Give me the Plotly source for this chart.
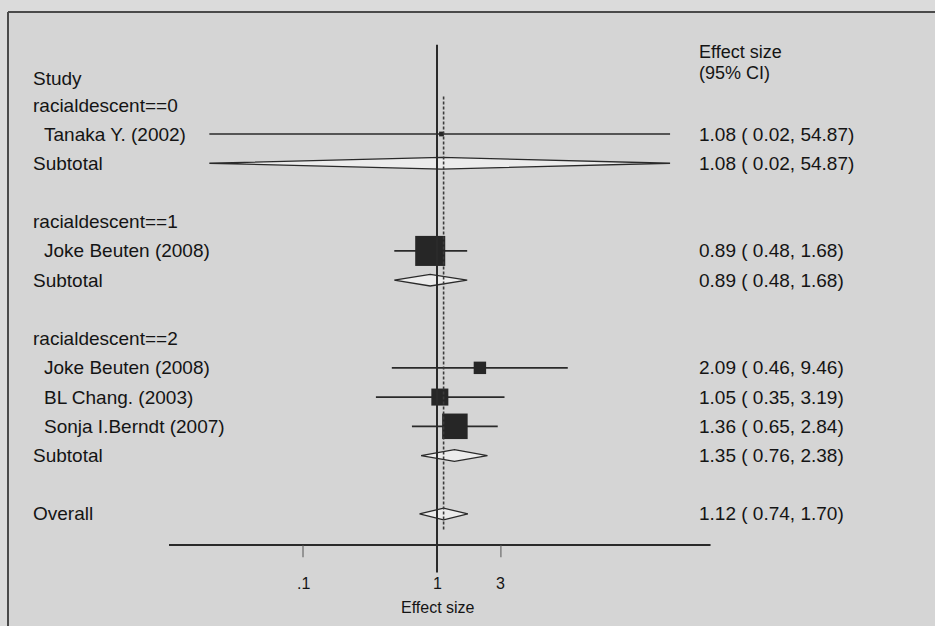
import numpy as np
import plotly.graph_objects as go

# ---- data -------------------------------------------------------------
row_labels = ["Tanaka Y. (2002)", "Subtotal", "",
              "racialdescent==1", "Joke Beuten (2008)", "Subtotal", "",
              "racialdescent==2", "Joke Beuten (2008)", "BL Chang. (2003)",
              "Sonja I.Berndt (2007)", "Subtotal", "", "Overall"]
row_kind = ["study", "sub", "blank",
            "group", "study", "sub", "blank",
            "group", "study", "study", "study", "sub", "blank", "sub"]
row_es = [1.08, 1.08, None, None, 0.89, 0.89, None, None,
          2.09, 1.05, 1.36, 1.35, None, 1.12]
row_lo = [0.02, 0.02, None, None, 0.48, 0.48, None, None,
          0.46, 0.35, 0.65, 0.76, None, 0.74]
row_hi = [54.87, 54.87, None, None, 1.68, 1.68, None, None,
          9.46, 3.19, 2.84, 2.38, None, 1.70]
first_group = "racialdescent==0"
overall_es = 1.12
tick_vals = [0.1, 1, 3]
tick_text = [".1", "1", "3"]
axis_span = [0.01, 110]

# ---- look -------------------------------------------------------------
W, H = 935, 626
FONT = "Liberation Sans, Arial, Helvetica, sans-serif"
INK = "#141414"
LINE = "#2a2a2a"
FS = 19

# pixel geometry of the log axis: x=1 at 437 px, 134 px per decade
x0_px, dec_px = 437.0, 134.0
# rows: first study row at 134 px, 29.23 px per row
r0_px, row_px = 134.0, 29.23

xr = [(0 - x0_px) / dec_px, (W - x0_px) / dec_px]
yr = [(H - r0_px) / row_px, (0 - r0_px) / row_px]


def px_x(p):
    return p / W


def px_y(p):
    return 1 - p / H


fig = go.Figure()

# diamonds for pooled estimates
diam_h = 0.2
for i, k in enumerate(row_kind):
    if k != "sub":
        continue
    lo, es, hi = row_lo[i], row_es[i], row_hi[i]
    fig.add_trace(go.Scatter(
        x=[lo, es, hi, es, lo], y=[i, i - diam_h, i, i + diam_h, i],
        mode="lines", fill="toself", fillcolor="#ececec",
        line=dict(color=LINE, width=1.3), hoverinfo="skip", showlegend=False))

# confidence intervals and weighted boxes for single studies
study_idx = [i for i, k in enumerate(row_kind) if k == "study"]
for i in study_idx:
    fig.add_trace(go.Scatter(
        x=[row_lo[i], row_hi[i]], y=[i, i], mode="lines",
        line=dict(color=LINE, width=1.7), hoverinfo="skip", showlegend=False))

# inverse-variance weights from the CI width on the log scale
se = np.array([(np.log(row_hi[i]) - np.log(row_lo[i])) / (2 * 1.96)
               for i in study_idx])
w = 1 / se ** 2
box = 9.6 * np.sqrt(w)
fig.add_trace(go.Scatter(
    x=[row_es[i] for i in study_idx], y=study_idx, mode="markers",
    marker=dict(symbol="square", size=box, color="#262626", opacity=1,
                line=dict(width=0)),
    opacity=1, hoverinfo="skip", showlegend=False))

# ---- reference lines and axis ----------------------------------------
shapes = []
# frame background and border
shapes.append(dict(type="rect", xref="paper", yref="paper",
                   x0=px_x(8), x1=px_x(W + 5), y0=px_y(H + 5), y1=px_y(12),
                   fillcolor="#d5d5d5", line=dict(width=0), layer="below"))
shapes.append(dict(type="line", xref="paper", yref="paper",
                   x0=px_x(8), x1=px_x(W + 5), y0=px_y(12), y1=px_y(12),
                   line=dict(color="#4a4a4a", width=2)))
shapes.append(dict(type="line", xref="paper", yref="paper",
                   x0=px_x(8), x1=px_x(8), y0=px_y(12), y1=px_y(H + 5),
                   line=dict(color="#4a4a4a", width=2)))

n_rows = len(row_labels)
axis_row = 14.06
# null line at 1
shapes.append(dict(type="line", xref="x", yref="y", x0=1, x1=1,
                   y0=-3.05, y1=15.0, line=dict(color=LINE, width=2)))
# overall estimate (dashed)
shapes.append(dict(type="line", xref="x", yref="y", x0=overall_es,
                   x1=overall_es, y0=-1.28, y1=n_rows - 0.45,
                   line=dict(color="#3a3a3a", width=1.6, dash="3px,2px")))
# x axis line and ticks
shapes.append(dict(type="line", xref="x", yref="y", x0=axis_span[0],
                   x1=axis_span[1], y0=axis_row, y1=axis_row,
                   line=dict(color=LINE, width=2)))
for t in tick_vals:
    if t == 1:
        continue
    shapes.append(dict(type="line", xref="x", yref="y", x0=t, x1=t,
                       y0=axis_row, y1=axis_row + 0.42,
                       line=dict(color="#555555", width=1)))

# ---- text -------------------------------------------------------------
ann = []


def txt(x, y, s, xref="paper", xanchor="left", size=FS):
    ann.append(dict(x=x, y=y, xref=xref, yref="y", text=s, showarrow=False,
                    xanchor=xanchor, yanchor="middle",
                    font=dict(family=FONT, size=size, color=INK)))


txt(px_x(31), -1.9, "Study")
txt(px_x(31), -0.98, first_group)
for i, (lab, k) in enumerate(zip(row_labels, row_kind)):
    if k == "blank":
        continue
    xpos = 42 if k == "study" else 31
    txt(px_x(xpos), i, lab)
    if row_es[i] is not None:
        txt(px_x(697), i, f"{row_es[i]:.2f} ( {row_lo[i]:.2f}, {row_hi[i]:.2f})")

txt(px_x(697), -2.8, "Effect size", size=FS - 1)
txt(px_x(697), -2.08, "(95% CI)", size=FS - 1)

# annotations on a log axis take log10 positions
for t, s in zip(tick_vals, tick_text):
    txt(np.log10(t), 15.38, s, xref="x", xanchor="center", size=16)
txt(np.log10(1.02), 16.2, "Effect size", xref="x", xanchor="center",
    size=16)

fig.update_layout(
    width=W, height=H, margin=dict(l=0, r=0, t=0, b=0),
    paper_bgcolor="#dbdbdb", plot_bgcolor="rgba(0,0,0,0)",
    shapes=shapes, annotations=ann, showlegend=False,
    xaxis=dict(type="log", range=xr, visible=False, fixedrange=True),
    yaxis=dict(range=yr, visible=False, fixedrange=True),
)

fig.write_html("out.html")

....

▶ Stated problem: Exactly restate the lines from the beginning of the data through the line with "return 1 - p / H", and no others, keeping pictures out.

▶ Final answer:
Give me the Plotly source for this chart.
import numpy as np
import plotly.graph_objects as go

# ---- data -------------------------------------------------------------
row_labels = ["Tanaka Y. (2002)", "Subtotal", "",
              "racialdescent==1", "Joke Beuten (2008)", "Subtotal", "",
              "racialdescent==2", "Joke Beuten (2008)", "BL Chang. (2003)",
              "Sonja I.Berndt (2007)", "Subtotal", "", "Overall"]
row_kind = ["study", "sub", "blank",
            "group", "study", "sub", "blank",
            "group", "study", "study", "study", "sub", "blank", "sub"]
row_es = [1.08, 1.08, None, None, 0.89, 0.89, None, None,
          2.09, 1.05, 1.36, 1.35, None, 1.12]
row_lo = [0.02, 0.02, None, None, 0.48, 0.48, None, None,
          0.46, 0.35, 0.65, 0.76, None, 0.74]
row_hi = [54.87, 54.87, None, None, 1.68, 1.68, None, None,
          9.46, 3.19, 2.84, 2.38, None, 1.70]
first_group = "racialdescent==0"
overall_es = 1.12
tick_vals = [0.1, 1, 3]
tick_text = [".1", "1", "3"]
axis_span = [0.01, 110]

# ---- look -------------------------------------------------------------
W, H = 935, 626
FONT = "Liberation Sans, Arial, Helvetica, sans-serif"
INK = "#141414"
LINE = "#2a2a2a"
FS = 19

# pixel geometry of the log axis: x=1 at 437 px, 134 px per decade
x0_px, dec_px = 437.0, 134.0
# rows: first study row at 134 px, 29.23 px per row
r0_px, row_px = 134.0, 29.23

xr = [(0 - x0_px) / dec_px, (W - x0_px) / dec_px]
yr = [(H - r0_px) / row_px, (0 - r0_px) / row_px]


def px_x(p):
    return p / W


def px_y(p):
    return 1 - p / H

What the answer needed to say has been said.